Следующий урок подобного рода, полученный мною во Франции, касался ее Революции. В ней праздновалось ее столетие. В передовой России отношение ко всякой революции было своеобразное. Так как у нас тогда не существовало законных путей, чтобы влиять на ход государственной жизни, то противозаконный способ улучшать свое положение был среди мирного общества не только терпим, но и популярен. Слово "революционер" стало синонимом "борца за народ", как "военный" синонимом защитника государства против врагов.
И как "военная каста" даже в мирное время свысока смотрела на "штатских", так "революционеры" смотрели свысока на "либералов" за то, что они допускали с "врагом" соглашения. Власть казалась врагом, с которым нельзя "договариваться". Сколько было споров о допустимости для "революционеров" участвовать в легальных журналах и этим нарушать революционную "непримиримость"! Перед 1889, быть может даже во время моего пребывания в Париже, в русской эмиграции шли ожесточенные споры по поводу плана создать заграницей либеральный орган печати. Эти споры до меня не дошли: к этим кругам у меня тогда доступа не было.

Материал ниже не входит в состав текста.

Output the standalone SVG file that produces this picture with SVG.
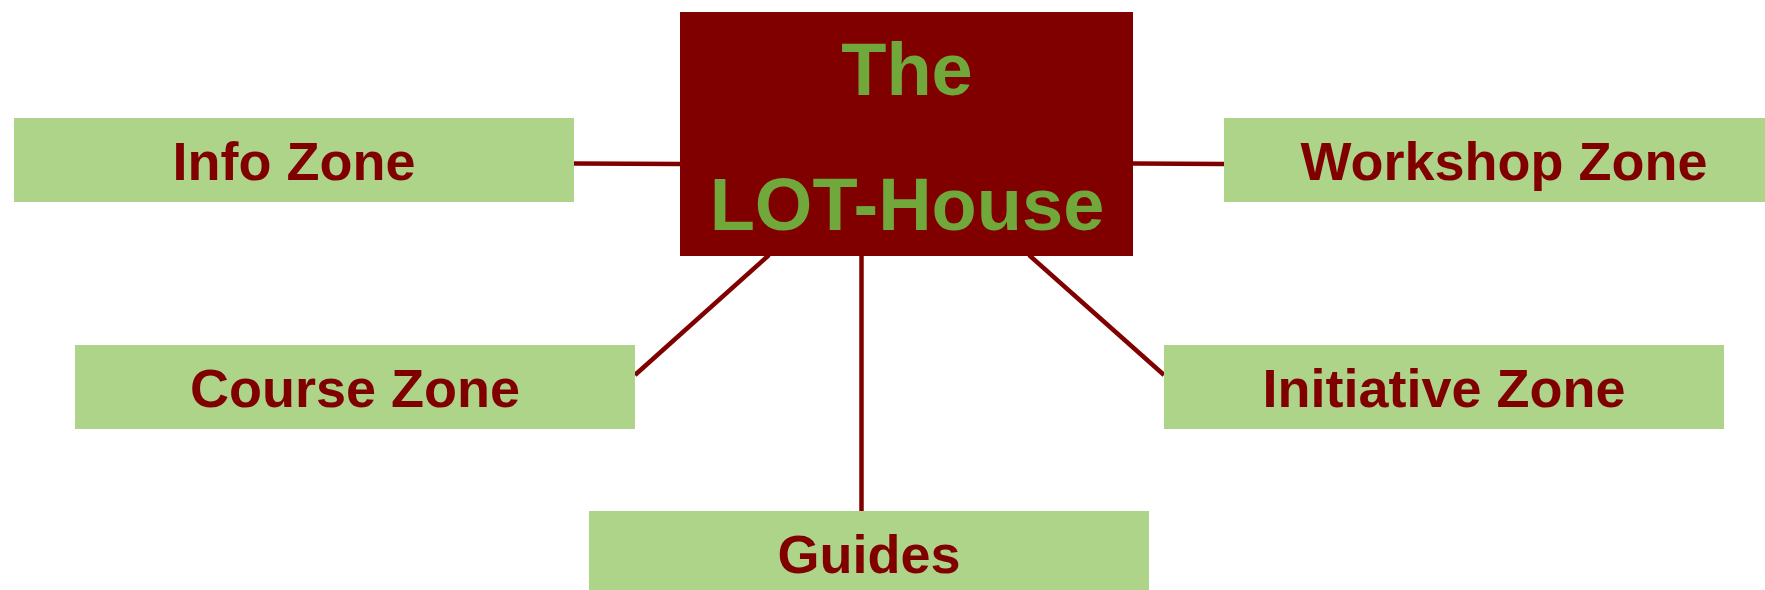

Столетие Французской революции, устраиваемые в честь ее торжества, реставрация зданий и мест, где революция происходила, выставка всего, что от нее уцелело, картины, газеты, рукописи и автографы - позволяли как бы переживать ее вновь. Историческое изучение ее к этому времени уже много подвинулось, и заставляло пересмотреть слишком упрощенное к ней отношение: или огульное восхищение ею - "la Revolution est un bloc" (Революция нераздельное целое.) - утверждал Клемансо, или {100} ослепленная "ненависть". К вековому ее юбилею наступило время беспристрастной оценки и ее "заслуг" и "вреда", который излишества ее причинили. В общее сознание стало входить то, чего прежде не знали, а главное знать не хотели, что Великая Революция 89 года была по началу только "либеральным" движением и в результате привела к буржуазной Республике, что ее "завоевания" были заложены в старых порядках и могли быть постепенно проведены "законной властью", что Революцию предотвратило бы. Как сказал один французский писатель - "il n'y a qu'un moyen d'arreter une revolution: c'est de la faire" (Есть только один способ остановить революцию: это ее осуществить.) Это историческое понимание Великой, а следовательно и всех революций, я вывез из Франции.
Моим героем этой эпохи стал поэтому Мирабо, не за его исключительный гений, но потому, что он хотел идти именно этим путем. Я с волнением рассматривал автографы его писем и речей, которые, по тогдашним обычаям и из-за отсутствия стенографии, ораторы сами писали. Потом уже в России мне подарили восемь томов Лука Монтиньи с биографией Мирабо и выдержками его речей, из которых многие я до сих пор помню. Вообще к соблазну наших политических "ригористов" у меня образовался культ Мирабо. Я ценил в нем то, что если он толкал на реформы, то старался снабдить "власть" средствами помешать "разрушению" пойти слишком далеко; для этого отстаивал королевское "вето". Он недаром говорил про себя в речи: "Sur le droit de la paix et de la guerre" : "Un homme qui ne croit pas que la sagesse soit dans les extremes ni qu le courage de demolir ne doive jamais faire place a celui de reconstruire." ("О праве объявления войны или мира". "Тот человек, который не думает, что мудрость заключается в крайностях и что отвага на разрушение не должна никогда уступать места смелости на созидание".)